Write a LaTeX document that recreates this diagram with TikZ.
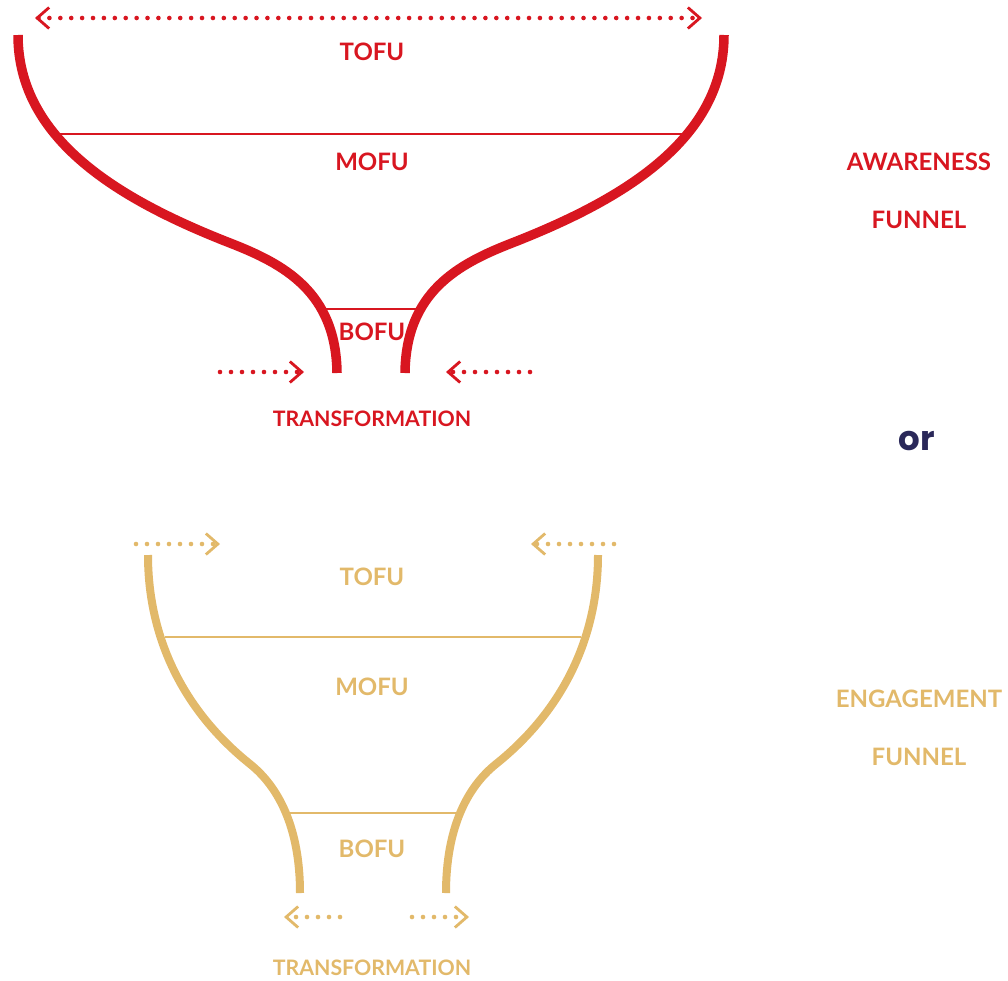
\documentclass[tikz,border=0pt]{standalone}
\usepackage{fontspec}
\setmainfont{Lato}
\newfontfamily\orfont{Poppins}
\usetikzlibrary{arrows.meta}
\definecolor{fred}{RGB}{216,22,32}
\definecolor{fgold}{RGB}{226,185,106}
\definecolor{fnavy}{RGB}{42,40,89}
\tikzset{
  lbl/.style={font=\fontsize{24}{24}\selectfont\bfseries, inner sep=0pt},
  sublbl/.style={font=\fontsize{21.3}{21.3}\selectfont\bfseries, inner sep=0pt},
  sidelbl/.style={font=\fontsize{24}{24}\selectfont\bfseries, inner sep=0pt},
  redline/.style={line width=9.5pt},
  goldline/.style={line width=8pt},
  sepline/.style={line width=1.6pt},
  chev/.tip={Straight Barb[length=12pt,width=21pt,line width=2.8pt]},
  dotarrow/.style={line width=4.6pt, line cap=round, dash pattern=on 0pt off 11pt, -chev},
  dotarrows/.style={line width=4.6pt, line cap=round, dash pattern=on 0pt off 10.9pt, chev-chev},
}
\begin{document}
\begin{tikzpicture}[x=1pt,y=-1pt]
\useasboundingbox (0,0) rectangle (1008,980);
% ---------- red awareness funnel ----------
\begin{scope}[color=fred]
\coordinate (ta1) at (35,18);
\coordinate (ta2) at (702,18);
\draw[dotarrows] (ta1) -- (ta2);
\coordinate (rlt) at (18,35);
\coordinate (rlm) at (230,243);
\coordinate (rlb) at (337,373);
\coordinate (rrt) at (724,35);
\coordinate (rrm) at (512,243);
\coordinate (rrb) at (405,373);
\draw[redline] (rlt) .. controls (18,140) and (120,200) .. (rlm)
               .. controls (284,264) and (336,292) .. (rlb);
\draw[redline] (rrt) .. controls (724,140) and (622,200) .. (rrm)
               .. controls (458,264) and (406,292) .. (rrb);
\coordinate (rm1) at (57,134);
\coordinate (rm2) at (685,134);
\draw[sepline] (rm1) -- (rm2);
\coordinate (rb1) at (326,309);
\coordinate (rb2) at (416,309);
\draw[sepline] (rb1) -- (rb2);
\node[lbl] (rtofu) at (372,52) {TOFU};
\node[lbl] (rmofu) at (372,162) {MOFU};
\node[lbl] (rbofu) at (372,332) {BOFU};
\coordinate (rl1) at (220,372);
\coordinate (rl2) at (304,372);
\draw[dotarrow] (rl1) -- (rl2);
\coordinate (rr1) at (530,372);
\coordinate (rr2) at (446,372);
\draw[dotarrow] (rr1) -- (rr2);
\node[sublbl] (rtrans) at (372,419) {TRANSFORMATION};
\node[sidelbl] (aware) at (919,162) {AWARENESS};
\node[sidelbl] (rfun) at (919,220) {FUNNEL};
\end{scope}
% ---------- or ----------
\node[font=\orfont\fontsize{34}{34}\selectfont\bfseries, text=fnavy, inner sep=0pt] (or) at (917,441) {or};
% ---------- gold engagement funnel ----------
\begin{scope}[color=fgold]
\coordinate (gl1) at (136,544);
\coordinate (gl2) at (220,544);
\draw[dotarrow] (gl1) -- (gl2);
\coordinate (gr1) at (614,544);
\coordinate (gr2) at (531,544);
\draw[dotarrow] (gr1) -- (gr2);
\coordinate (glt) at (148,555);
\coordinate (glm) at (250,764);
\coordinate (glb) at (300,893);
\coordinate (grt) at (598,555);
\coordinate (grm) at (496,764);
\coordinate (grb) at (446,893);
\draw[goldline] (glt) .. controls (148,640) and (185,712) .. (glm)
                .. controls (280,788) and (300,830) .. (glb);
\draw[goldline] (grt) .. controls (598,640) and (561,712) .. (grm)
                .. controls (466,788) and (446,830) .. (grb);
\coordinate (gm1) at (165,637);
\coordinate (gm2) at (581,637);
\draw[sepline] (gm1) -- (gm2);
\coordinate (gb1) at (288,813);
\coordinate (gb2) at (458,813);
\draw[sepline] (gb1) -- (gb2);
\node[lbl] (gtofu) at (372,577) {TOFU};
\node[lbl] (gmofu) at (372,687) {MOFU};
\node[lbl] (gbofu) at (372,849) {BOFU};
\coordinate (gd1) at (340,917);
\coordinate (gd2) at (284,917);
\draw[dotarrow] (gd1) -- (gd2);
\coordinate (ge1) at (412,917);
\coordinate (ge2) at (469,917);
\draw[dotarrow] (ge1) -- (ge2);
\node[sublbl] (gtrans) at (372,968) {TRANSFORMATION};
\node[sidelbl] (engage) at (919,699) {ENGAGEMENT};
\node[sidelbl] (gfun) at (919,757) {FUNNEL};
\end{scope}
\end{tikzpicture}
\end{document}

━━━

Take the listing above and restate it word for word, without its pictures.

• [WORKED SOLUTION]
Write a LaTeX document that recreates this diagram with TikZ.
\documentclass[tikz,border=0pt]{standalone}
\usepackage{fontspec}
\setmainfont{Lato}
\newfontfamily\orfont{Poppins}
\usetikzlibrary{arrows.meta}
\definecolor{fred}{RGB}{216,22,32}
\definecolor{fgold}{RGB}{226,185,106}
\definecolor{fnavy}{RGB}{42,40,89}
\tikzset{
  lbl/.style={font=\fontsize{24}{24}\selectfont\bfseries, inner sep=0pt},
  sublbl/.style={font=\fontsize{21.3}{21.3}\selectfont\bfseries, inner sep=0pt},
  sidelbl/.style={font=\fontsize{24}{24}\selectfont\bfseries, inner sep=0pt},
  redline/.style={line width=9.5pt},
  goldline/.style={line width=8pt},
  sepline/.style={line width=1.6pt},
  chev/.tip={Straight Barb[length=12pt,width=21pt,line width=2.8pt]},
  dotarrow/.style={line width=4.6pt, line cap=round, dash pattern=on 0pt off 11pt, -chev},
  dotarrows/.style={line width=4.6pt, line cap=round, dash pattern=on 0pt off 10.9pt, chev-chev},
}
\begin{document}
\begin{tikzpicture}[x=1pt,y=-1pt]
\useasboundingbox (0,0) rectangle (1008,980);
% ---------- red awareness funnel ----------
\begin{scope}[color=fred]
\coordinate (ta1) at (35,18);
\coordinate (ta2) at (702,18);
\draw[dotarrows] (ta1) -- (ta2);
\coordinate (rlt) at (18,35);
\coordinate (rlm) at (230,243);
\coordinate (rlb) at (337,373);
\coordinate (rrt) at (724,35);
\coordinate (rrm) at (512,243);
\coordinate (rrb) at (405,373);
\draw[redline] (rlt) .. controls (18,140) and (120,200) .. (rlm)
               .. controls (284,264) and (336,292) .. (rlb);
\draw[redline] (rrt) .. controls (724,140) and (622,200) .. (rrm)
               .. controls (458,264) and (406,292) .. (rrb);
\coordinate (rm1) at (57,134);
\coordinate (rm2) at (685,134);
\draw[sepline] (rm1) -- (rm2);
\coordinate (rb1) at (326,309);
\coordinate (rb2) at (416,309);
\draw[sepline] (rb1) -- (rb2);
\node[lbl] (rtofu) at (372,52) {TOFU};
\node[lbl] (rmofu) at (372,162) {MOFU};
\node[lbl] (rbofu) at (372,332) {BOFU};
\coordinate (rl1) at (220,372);
\coordinate (rl2) at (304,372);
\draw[dotarrow] (rl1) -- (rl2);
\coordinate (rr1) at (530,372);
\coordinate (rr2) at (446,372);
\draw[dotarrow] (rr1) -- (rr2);
\node[sublbl] (rtrans) at (372,419) {TRANSFORMATION};
\node[sidelbl] (aware) at (919,162) {AWARENESS};
\node[sidelbl] (rfun) at (919,220) {FUNNEL};
\end{scope}
% ---------- or ----------
\node[font=\orfont\fontsize{34}{34}\selectfont\bfseries, text=fnavy, inner sep=0pt] (or) at (917,441) {or};
% ---------- gold engagement funnel ----------
\begin{scope}[color=fgold]
\coordinate (gl1) at (136,544);
\coordinate (gl2) at (220,544);
\draw[dotarrow] (gl1) -- (gl2);
\coordinate (gr1) at (614,544);
\coordinate (gr2) at (531,544);
\draw[dotarrow] (gr1) -- (gr2);
\coordinate (glt) at (148,555);
\coordinate (glm) at (250,764);
\coordinate (glb) at (300,893);
\coordinate (grt) at (598,555);
\coordinate (grm) at (496,764);
\coordinate (grb) at (446,893);
\draw[goldline] (glt) .. controls (148,640) and (185,712) .. (glm)
                .. controls (280,788) and (300,830) .. (glb);
\draw[goldline] (grt) .. controls (598,640) and (561,712) .. (grm)
                .. controls (466,788) and (446,830) .. (grb);
\coordinate (gm1) at (165,637);
\coordinate (gm2) at (581,637);
\draw[sepline] (gm1) -- (gm2);
\coordinate (gb1) at (288,813);
\coordinate (gb2) at (458,813);
\draw[sepline] (gb1) -- (gb2);
\node[lbl] (gtofu) at (372,577) {TOFU};
\node[lbl] (gmofu) at (372,687) {MOFU};
\node[lbl] (gbofu) at (372,849) {BOFU};
\coordinate (gd1) at (340,917);
\coordinate (gd2) at (284,917);
\draw[dotarrow] (gd1) -- (gd2);
\coordinate (ge1) at (412,917);
\coordinate (ge2) at (469,917);
\draw[dotarrow] (ge1) -- (ge2);
\node[sublbl] (gtrans) at (372,968) {TRANSFORMATION};
\node[sidelbl] (engage) at (919,699) {ENGAGEMENT};
\node[sidelbl] (gfun) at (919,757) {FUNNEL};
\end{scope}
\end{tikzpicture}
\end{document}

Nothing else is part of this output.